Klarheit de Taisa Nasser est un essai d'extériorité qui émerge de l'intérieur, peut-être d'un coin intime de l'inconscient, et qui s'adresse au conscient. L'artiste n’oublie pas la poésie : un monde se réinvente avec elle, d'une façon presque mystique. Taisa Nasser affirme sa place sur la scène artistique, mais va au-delà de la peinture : Elle nous montre comment libérer la liberté. Par l'alchimie de cet état d'esprit, elle revendique sa présence comme artiste contemporaine grâce au film « Klarheit », non seulement comme composante de l'installation, mais aussi comme le monde qu'on vit et dont on parle.

Le film fait en collaboration avec le réalisateur Miguel Cianca vise à exprimer l'argument de l'artiste mais va plus loin : On entend sa voix dans deux magnifiques poésies écrites par elle qui ouvrent et ferment comme des parenthèses son univers si riche de sens. Le film nous rapproche assurément de concepts de grand valeur : couleur, mouvement, matière, énergie ; cependant chaque détail est mis en valeur par d'autres disciplines artistiques telles que la danse et le théâtre, interprétés notamment par Pyrène Hertz et Étienne Beydon, ainsi que par l'art-vidéo de Juan Carlos Poblete dans l'introduction. La musique composée par Nadir Nur Ashki Al Yerrahi et Miguel Cianca établit un lien entre les deux polarités, l'esprit et la raison. Chaque élément trouve sa place dans le dialogue de Taisa, et sa présence comme architecte se manifeste elle aussi à travers le thème de l'espace : on l’aperçoit dans chaque tableau, dans chaque détail, dans la danse, dans les paysages, toujours en mouvement, mais toujours dans ce jeu qui consiste à donner un rythme : l'ordre du mouvement.

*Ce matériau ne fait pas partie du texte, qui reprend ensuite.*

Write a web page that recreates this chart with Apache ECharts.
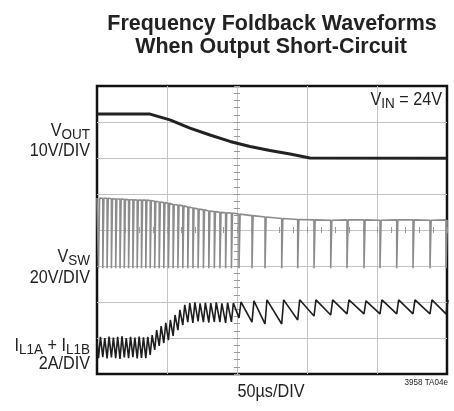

Une fois qu'on l'a pénétré, l'univers de Taisa Nasser nous ramène sur terre en état de catharsis. C'est un phénomène assez curieux lorsque le spectateur quitte sa place pour prendre celle d'un acteur qui fait partie de « Klarheit », celle d'un autre corps qui émerge de ce monde. Parmi les spectateurs, plusieurs prennent plaisir à se faire photographier devant l'une des peintures, comme ils le feraient devant un monument, peut-être pour s'assurer qu'ils sont là et maintenant.

Les bruits de l'installation continuent de résonner dans Berlin, les images du film et des peintures sont dans ses rétines, et l'alchimie de cet extraordinaire expérience s'inscrit dans une poésie qui nous appartient à tous, signée par Taisa Nasser.